At the start of the evening, friends would ask each other "What do you think?" and the reply would be a guarded "It's interesting." Later, this changed to "It's well-done." Still later, one regular Assembly-goer said she never had such a good time.
From the start, except for the new surroundings, everything was as in the past. Traditions were observed under the watchful eyes of the ball's six managers: senior manager Nicholas W. Biddle Jr., Richard Davis Wood Jr., Samuel Shober Stroud, David Story Jenks-Smith, Gouverneur Cadwalader Jr. and James Kent Willing 3d. The names Cadwalader and Willing appear in records of the Assemblies from its earliest days. (Around the time of the Assembly's founding, in 1748, the Biddles and other socially prominent Quaker families did not attend what they considered to be a "frivolous" event.)

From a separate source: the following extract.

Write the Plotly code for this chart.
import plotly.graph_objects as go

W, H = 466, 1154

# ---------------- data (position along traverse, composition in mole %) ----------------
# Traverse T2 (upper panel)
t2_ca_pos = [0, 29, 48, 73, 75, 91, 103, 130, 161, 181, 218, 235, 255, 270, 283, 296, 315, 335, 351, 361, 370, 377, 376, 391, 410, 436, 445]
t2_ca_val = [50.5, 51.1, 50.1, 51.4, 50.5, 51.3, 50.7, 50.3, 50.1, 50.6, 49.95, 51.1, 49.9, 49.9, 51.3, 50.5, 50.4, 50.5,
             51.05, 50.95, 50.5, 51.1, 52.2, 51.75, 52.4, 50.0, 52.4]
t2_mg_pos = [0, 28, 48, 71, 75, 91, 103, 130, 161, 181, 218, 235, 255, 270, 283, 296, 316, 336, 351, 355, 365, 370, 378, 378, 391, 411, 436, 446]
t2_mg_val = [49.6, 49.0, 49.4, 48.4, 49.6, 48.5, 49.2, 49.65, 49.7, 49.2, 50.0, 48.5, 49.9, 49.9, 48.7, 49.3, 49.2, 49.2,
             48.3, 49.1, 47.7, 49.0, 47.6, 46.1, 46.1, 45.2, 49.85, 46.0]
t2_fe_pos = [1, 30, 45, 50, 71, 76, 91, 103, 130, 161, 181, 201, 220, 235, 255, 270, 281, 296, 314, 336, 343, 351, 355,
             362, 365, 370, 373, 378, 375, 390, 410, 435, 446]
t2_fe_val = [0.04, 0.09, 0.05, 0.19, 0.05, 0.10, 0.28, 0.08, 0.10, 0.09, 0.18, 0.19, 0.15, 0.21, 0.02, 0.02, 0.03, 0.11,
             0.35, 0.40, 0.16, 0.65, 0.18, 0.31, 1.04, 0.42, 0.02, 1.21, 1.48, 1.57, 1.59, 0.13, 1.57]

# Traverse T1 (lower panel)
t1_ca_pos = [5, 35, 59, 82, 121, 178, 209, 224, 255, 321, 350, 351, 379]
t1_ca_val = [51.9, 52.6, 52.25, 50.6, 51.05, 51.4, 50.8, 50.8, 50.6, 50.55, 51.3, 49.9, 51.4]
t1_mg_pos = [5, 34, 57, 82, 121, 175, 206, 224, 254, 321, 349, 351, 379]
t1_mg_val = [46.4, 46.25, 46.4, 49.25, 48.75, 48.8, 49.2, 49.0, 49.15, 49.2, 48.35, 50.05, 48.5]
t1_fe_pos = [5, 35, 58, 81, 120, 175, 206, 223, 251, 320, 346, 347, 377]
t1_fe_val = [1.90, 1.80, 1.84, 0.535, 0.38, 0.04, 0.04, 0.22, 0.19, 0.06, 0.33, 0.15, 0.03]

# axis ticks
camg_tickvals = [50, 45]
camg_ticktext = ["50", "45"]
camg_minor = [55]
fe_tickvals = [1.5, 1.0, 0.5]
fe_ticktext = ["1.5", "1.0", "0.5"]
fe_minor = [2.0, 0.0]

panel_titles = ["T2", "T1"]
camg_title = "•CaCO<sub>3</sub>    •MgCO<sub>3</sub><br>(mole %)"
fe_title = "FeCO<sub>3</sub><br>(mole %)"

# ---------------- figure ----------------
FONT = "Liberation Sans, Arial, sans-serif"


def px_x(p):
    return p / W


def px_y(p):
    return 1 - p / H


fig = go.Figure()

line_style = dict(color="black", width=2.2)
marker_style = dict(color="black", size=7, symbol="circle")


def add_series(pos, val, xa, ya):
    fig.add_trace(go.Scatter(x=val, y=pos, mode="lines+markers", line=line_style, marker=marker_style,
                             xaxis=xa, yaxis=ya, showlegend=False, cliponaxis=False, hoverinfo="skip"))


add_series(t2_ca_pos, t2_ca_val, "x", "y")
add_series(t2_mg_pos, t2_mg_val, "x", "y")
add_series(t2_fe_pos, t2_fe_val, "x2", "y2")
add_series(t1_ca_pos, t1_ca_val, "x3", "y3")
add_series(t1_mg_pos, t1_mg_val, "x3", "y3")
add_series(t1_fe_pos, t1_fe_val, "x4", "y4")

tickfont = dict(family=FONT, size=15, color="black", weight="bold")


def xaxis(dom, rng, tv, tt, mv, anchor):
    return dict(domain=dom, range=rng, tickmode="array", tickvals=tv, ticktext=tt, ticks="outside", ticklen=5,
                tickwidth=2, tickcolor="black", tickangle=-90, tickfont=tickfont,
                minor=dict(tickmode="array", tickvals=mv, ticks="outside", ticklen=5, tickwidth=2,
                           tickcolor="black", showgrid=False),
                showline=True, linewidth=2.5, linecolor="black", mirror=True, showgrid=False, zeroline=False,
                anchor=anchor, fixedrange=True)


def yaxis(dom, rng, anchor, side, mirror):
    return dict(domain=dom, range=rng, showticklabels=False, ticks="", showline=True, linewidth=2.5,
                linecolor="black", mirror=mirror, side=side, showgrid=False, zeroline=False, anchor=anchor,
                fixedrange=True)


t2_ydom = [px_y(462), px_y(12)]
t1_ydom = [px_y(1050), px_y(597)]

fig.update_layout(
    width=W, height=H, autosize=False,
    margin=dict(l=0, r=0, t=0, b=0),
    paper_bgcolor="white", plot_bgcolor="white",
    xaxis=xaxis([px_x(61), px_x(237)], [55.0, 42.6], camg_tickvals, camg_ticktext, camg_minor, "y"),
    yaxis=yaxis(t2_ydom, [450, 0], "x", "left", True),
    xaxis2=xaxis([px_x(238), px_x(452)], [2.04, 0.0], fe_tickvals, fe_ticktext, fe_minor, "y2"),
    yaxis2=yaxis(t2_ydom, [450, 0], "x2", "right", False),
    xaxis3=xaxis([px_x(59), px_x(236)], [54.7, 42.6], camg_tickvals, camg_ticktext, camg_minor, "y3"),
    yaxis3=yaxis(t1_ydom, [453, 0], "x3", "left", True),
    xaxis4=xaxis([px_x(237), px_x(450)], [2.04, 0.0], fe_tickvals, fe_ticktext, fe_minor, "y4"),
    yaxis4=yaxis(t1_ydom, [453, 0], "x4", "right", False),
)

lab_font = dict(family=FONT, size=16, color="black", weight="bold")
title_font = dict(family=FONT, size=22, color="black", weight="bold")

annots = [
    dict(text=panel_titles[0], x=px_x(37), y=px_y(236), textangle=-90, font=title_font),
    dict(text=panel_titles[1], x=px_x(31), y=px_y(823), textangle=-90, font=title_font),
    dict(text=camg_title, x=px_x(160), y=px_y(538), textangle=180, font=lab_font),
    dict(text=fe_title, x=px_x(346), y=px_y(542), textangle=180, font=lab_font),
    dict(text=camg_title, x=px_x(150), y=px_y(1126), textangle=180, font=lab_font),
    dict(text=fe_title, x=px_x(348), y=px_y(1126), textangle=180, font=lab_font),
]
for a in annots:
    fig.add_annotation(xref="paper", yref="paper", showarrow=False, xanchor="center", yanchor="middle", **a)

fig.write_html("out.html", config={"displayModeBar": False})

Guests were required to present their cards of admission upon arrival, then don white gloves (elbow length for the women) to pass through the traditional receiving line of the patronesses. The male guests bowed and the female guests curtsied, a time-honored custom, and the patronesses returned the curtsies.
After this, it was off to dance to the music of Lester Lanin and his orchestra. If ever the Assembly Ball managers should see fit to offer a prize for innovation on the dance floor, L. Stockton Illoway and his sister, Katie Schoettle, would be leading contenders.
For the occasion, the Adam's Mark Exhibition Hall, converted by decorations into a scene in the Swiss Alps, became the ballroom. Walls were covered with murals depicting pine trees, snow-covered mountain peaks and an Alpine village. Tables were draped with snowy-white cloths and with gleaming cutlery and centerpieces of Christmas greenery.
Across the entrance hall, the hotel's actual ballroom became the supper room, where from midnight on guests dined on scrambled eggs, sausage, bacon, apple fritters, banana crepes, muffins and fresh fruit served in sculpted watermelon shells. Open bars were busy throughout the party and, as usual, glasses of champagne were passed by waiters.
It was a night for the young at the Assembly Ball. Girls, who in the old days would have been called debutantes, and young men were all over the place.
In general, the young women who had preball dinners given in their honor wore white evening dresses. In days long gone, young ladies were presented to society at the Assembly Ball when they turned 18. They all wore white. But Saturday, all manner of dress was seen on young women, including several black, strapless evening gowns, slinky and very uptown.
The Assemblies have always welcomed out-of-town guests, including George Washington, who attended while he was president. One of the out-of-towners this year was Thomas Lovejoy, executive vice president of the World Wildlife Fund-Conservation Foundation in Washington. With Ruth Patrick Hodge, Lovejoy was a guest at a dinner given jointly by Mary Davis (who wore a royal blue sequined top and satin skirt and a star diamond pin at her shoulder), Mrs. Howard W. Taylor Jr., and Theodore Clattenburg. Another guest from Washington at the dinner was Charles Howland, for many years an officer of the Smithsonian Institution. With Charles Francis and Lucienne Clement (who wore a stunning turquoise-and-diamond necklace and earrings to set off her turquoise evening gown) was Barbara Sadtler of New York, an executive of the Estee Lauder cosmetic empire.
Among the Philadelphians at the party were Maisie Worrall and William M. Hollenback Jr., who will be married early next year.